For most Ellicott City residents and business owners, recovering and rebuilding is their prime focus after Saturday’s floods caused millions of dollars in damage along Main Street.
To help with the funding that many have had issues getting insurance to cover, friends, family members and small business owners are taking to the internet to raise money. Search “Ellicott City, MD” on GoFundMe, and you’ll find thousands of results, with the first few pages dedicated to flood relief funds.
Jason Barnes, owner of All Time Toys on Main Street, suffered thousands of dollars in damages to his toy store, which was his family’s only source of income. He was also a member of the “human chain” rescue chain video that went viral. His GoFundMe, started by his stepmother, raised $10,000 in less than a day and has been shared almost 2,000 times on Facebook and Twitter. (All dollar figures are as of 4 p.m. Monday.)
Cunningham Studios, a decorative painting company on Frederick Road, took in 4 feet of water during the storm. Owner Deanne Marie Lenehan lost supplies and paintings, including pieces she had in her portfolio since she started 12 years ago, according to her GoFundMe page. Lenehan reached her goal of $5,000 in less than a day; however she has still not heard from her insurance company.

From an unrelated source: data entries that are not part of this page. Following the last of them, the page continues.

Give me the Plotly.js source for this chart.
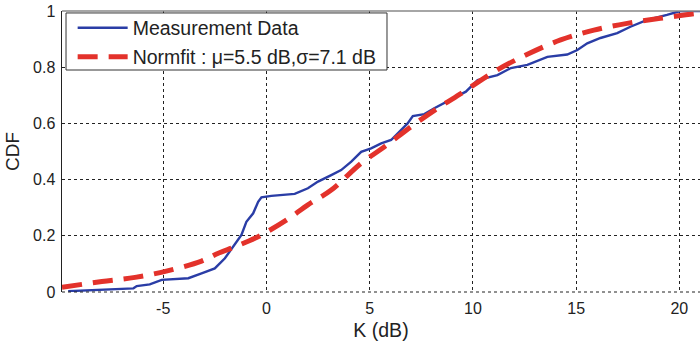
<!DOCTYPE html>
<html>
<head>
<meta charset="utf-8">
<script src="https://cdn.plot.ly/plotly-3.0.1.min.js"></script>
<style>html,body{margin:0;padding:0;background:#fff;}#chart{width:700px;height:344px;}</style>
</head>
<body>
<div id="chart"></div>
<script>
const measK = [-9.6, -6.44, -6.28, -5.65, -5.07, -3.78, -3.14, -2.50, -2.01, -1.69, -1.21, -0.97, -0.64, -0.40, -0.24, 0.24, 1.37, 2.01, 2.50, 3.14, 3.62, 4.11, 4.59, 5.07, 5.56, 6.04, 6.52, 6.84, 7.09, 7.65, 8.13, 8.94, 9.66, 10.23, 11.19, 11.84, 12.64, 13.61, 14.57, 15.06, 15.54, 16.18, 16.99, 17.63, 18.44, 19.40, 20.05, 21.0];
const measCDF = [0.003, 0.013, 0.021, 0.027, 0.043, 0.049, 0.066, 0.084, 0.12, 0.155, 0.203, 0.25, 0.28, 0.321, 0.337, 0.342, 0.349, 0.369, 0.393, 0.416, 0.434, 0.464, 0.499, 0.511, 0.529, 0.541, 0.577, 0.600, 0.626, 0.633, 0.654, 0.686, 0.713, 0.754, 0.772, 0.797, 0.808, 0.837, 0.845, 0.861, 0.885, 0.904, 0.921, 0.944, 0.968, 0.986, 1.0, 1.0];
// Normal fit curve
const fitK = [-9.9, -7.97, -6.36, -4.75, -3.14, -2.33, -1.53, -0.56, 0.0, 1.05, 2.01, 3.14, 4.59, 5.72, 7.0, 8.29, 9.5, 11.03, 12.64, 14.25, 15.86, 17.47, 19.08, 20.7, 21.0];
const fitCDF = [0.017, 0.037, 0.052, 0.076, 0.110, 0.138, 0.161, 0.191, 0.213, 0.26, 0.31, 0.363, 0.458, 0.517, 0.588, 0.654, 0.71, 0.784, 0.846, 0.897, 0.932, 0.956, 0.974, 0.99, 0.992];
const xTicks = [-5, 0, 5, 10, 15, 20];
const xTickLabels = ['-5', '0', '5', '10', '15', '20'];
const yTicks = [0, 0.2, 0.4, 0.6, 0.8, 1];
const yTickLabels = ['0', '0.2', '0.4', '0.6', '0.8', '1'];
const seriesNames = ['Measurement Data', 'Normfit : \u03bc=5.5 dB,\u03c3=7.1 dB'];

const font = 'Liberation Sans, Arial, sans-serif';
const legendFont = {family: font, size: 19.5, color: '#222'};
const traces = [
  {x: measK, y: measCDF, type: 'scatter', mode: 'lines', name: seriesNames[0],
   legend: 'legend', line: {color: '#2a3da6', width: 2.4}},
  {x: fitK, y: fitCDF, type: 'scatter', mode: 'lines', name: seriesNames[1],
   legend: 'legend2', line: {color: '#e3322b', width: 5, dash: '20px,11px', shape: 'spline'}}
];
const layout = {
  width: 700, height: 344,
  margin: {l: 62, r: 0, t: 11, b: 52},
  paper_bgcolor: '#fff', plot_bgcolor: '#fff',
  font: {family: font, color: '#222', size: 16},
  showlegend: true,
  legend: {x: 0.0167, y: 0.9395, xanchor: 'left', yanchor: 'middle',
           bgcolor: 'rgba(0,0,0,0)', borderwidth: 0, font: legendFont, itemwidth: 50},
  legend2: {x: 0.0167, y: 0.836, xanchor: 'left', yanchor: 'middle',
           bgcolor: 'rgba(0,0,0,0)', borderwidth: 0, font: legendFont, itemwidth: 50},
  xaxis: {range: [-9.9, 21], tickvals: xTicks, ticktext: xTickLabels,
          showgrid: true, gridcolor: '#222', griddash: 'dot', gridwidth: 1,
          zeroline: false, showline: false, ticks: '', ticklabelstandoff: 5,
          tickfont: {size: 16, color: '#222'},
          title: {text: 'K (dB)', font: {size: 19.5, color: '#222'}, standoff: 7}},
  yaxis: {range: [0, 1], tickvals: yTicks, ticktext: yTickLabels,
          showgrid: true, gridcolor: '#222', griddash: 'dot', gridwidth: 1,
          zeroline: false, showline: true, linecolor: '#222', linewidth: 1.5,
          ticks: '', ticklabelstandoff: 2, tickfont: {size: 16, color: '#222'},
          title: {text: 'CDF', font: {size: 19, color: '#222'}, standoff: 8}},
  shapes: [
    {type: 'line', xref: 'paper', yref: 'paper', x0: 0, x1: 1, y0: 1, y1: 1,
     line: {color: '#888', width: 1.5}},
    {type: 'line', xref: 'paper', yref: 'paper', x0: 0, x1: 1, y0: 0, y1: 0,
     line: {color: '#222', width: 1, dash: 'dot'}},
    {type: 'rect', xref: 'paper', yref: 'paper', x0: 0.0063, x1: 0.5094, y0: 0.790, y1: 0.993,
     layer: 'above', fillcolor: '#fff', line: {color: '#333', width: 1}}
  ]
};
Plotly.newPlot('chart', traces, layout, {displayModeBar: false, staticPlot: true});
</script>
</body>
</html>
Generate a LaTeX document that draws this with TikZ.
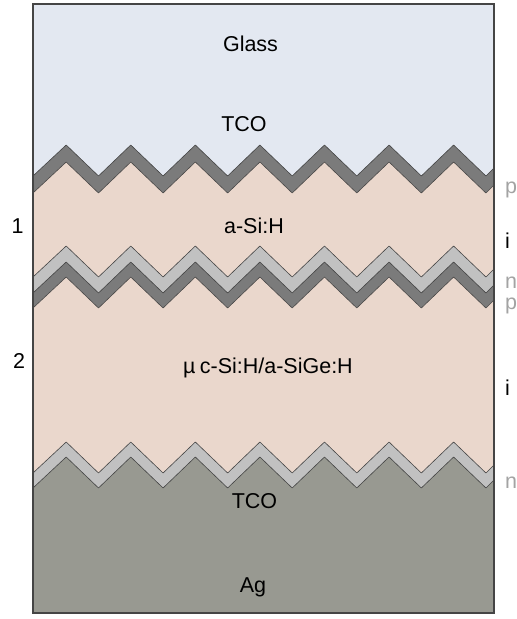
\documentclass[tikz,border=0pt]{standalone}
\usepackage{fontspec}
\setmainfont{Liberation Sans}

\definecolor{glassbg}{HTML}{E3E8F1}
\definecolor{siliconbg}{HTML}{EAD7CC}
\definecolor{darkband}{HTML}{7B7B7B}
\definecolor{lightband}{HTML}{C1C1C1}
\definecolor{metalbg}{HTML}{989991}
\definecolor{edgeline}{HTML}{454545}
\definecolor{dopedtxt}{HTML}{A3A3A3}

% Textured interface: a triangular wave whose peaks sit at height #1
% (y grows downwards), running across the whole stack.
\newcommand\zigpath[1]{(33,{#1+31})
  \foreach \k in {0,...,6}{ -- ({66.2+64.57*\k},{#1}) -- ({98.5+64.57*\k},{#1+31}) }
  -- (494,{#1+23})}
% Fill everything below an interface with one colour
\newcommand\filllayer[2]{\fill[#1] \zigpath{#2} -- (494,613) -- (33,613) -- cycle;}

\tikzset{
  lbl/.style={font=\fontsize{21.5}{24}\selectfont, inner sep=0pt, anchor=base},
  doped/.style={lbl, anchor=base west, text=dopedtxt},
  intrinsic/.style={lbl, anchor=base west, text=black},
  interface/.style={draw=edgeline, line width=0.6pt, line join=round},
}

\begin{document}
\begin{tikzpicture}[x=1pt,y=-1pt]
\useasboundingbox (0,0) rectangle (517,619);

% layer stack, painted from the top down
\fill[glassbg] (33,4) rectangle (494,613);
\filllayer{darkband}{145}
\filllayer{siliconbg}{162}
\filllayer{lightband}{246}
\filllayer{darkband}{262}
\filllayer{siliconbg}{277}
\filllayer{lightband}{442}
\filllayer{metalbg}{457}

% outlines of the doped layers
\foreach \p in {145,162,246,262,277,442,457}{
  \draw[interface] \zigpath{\p};
}

% frame
\draw[edgeline, line width=1.6pt] (33,4) rectangle (494,613);

% layer names
\node[lbl] (glass) at (250.5,51) {Glass};
\node[lbl] (tcotop) at (244,131) {TCO};
\node[lbl] (asih) at (254,233) {a-Si:H};
\node[lbl] (muc) at (268,373) {µ\hspace{0.2em}c-Si:H/a-SiGe:H};
\node[lbl] (tcobot) at (254.5,508) {TCO};
\node[lbl] (ag) at (253,592) {Ag};

% cell numbers
\node[lbl] (cell1) at (17.5,233) {1};
\node[lbl] (cell2) at (19,368) {2};

% p-i-n markers
\node[doped] (p1) at (505,193) {p};
\node[intrinsic] (i1) at (505,248) {i};
\node[doped] (n1) at (505,288) {n};
\node[doped] (p2) at (505,309) {p};
\node[intrinsic] (i2) at (505,395) {i};
\node[doped] (n2) at (505,488) {n};
\end{tikzpicture}
\end{document}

Other Ellicott City GoFundMe pages have not yet been as successful. One page set up for Ellicott City residents Jonny Maravetz and his girlfriend Amy is raising money to fund their basement repairs. (Maravetz was also part of the human chain rescue.) Their page has raised almost half of their $10,000 goal in almost a day. The GoFundMe for the Still Life Gallery on Main Street has met almost $2,000 of its goal $25,000. The page for the A La Mode boutique has also met almost half of its goal of $5,000. The Rumor Mill Fusion Bar and Restaurant, which has two separate pages, has about $1,000 in total.
Supporters of Ellicott City have also started various general rebuilding fundraising efforts on the site, raising about $2,000 so far.
Some areas of Baltimore were affected by the flooding as well – one Gwynn Oak family who lost their two dogs in the flood set up a GoFundMe page for repairs to their home. Nepenthe Homebrew, a store for people looking to make their own beer and wine, has raised more than $8,000 for repairs to their Meadow Mill shopping center store.
Thousands of people use GoFundMe for everything from disaster relief to help with paying rent. But not everyone gets the amount you see on their page – the site charges a five percent deduction fee from every donation received. While the donor doesn’t get charged, those running the campaign could notice a significant difference in their final fundraising outcome.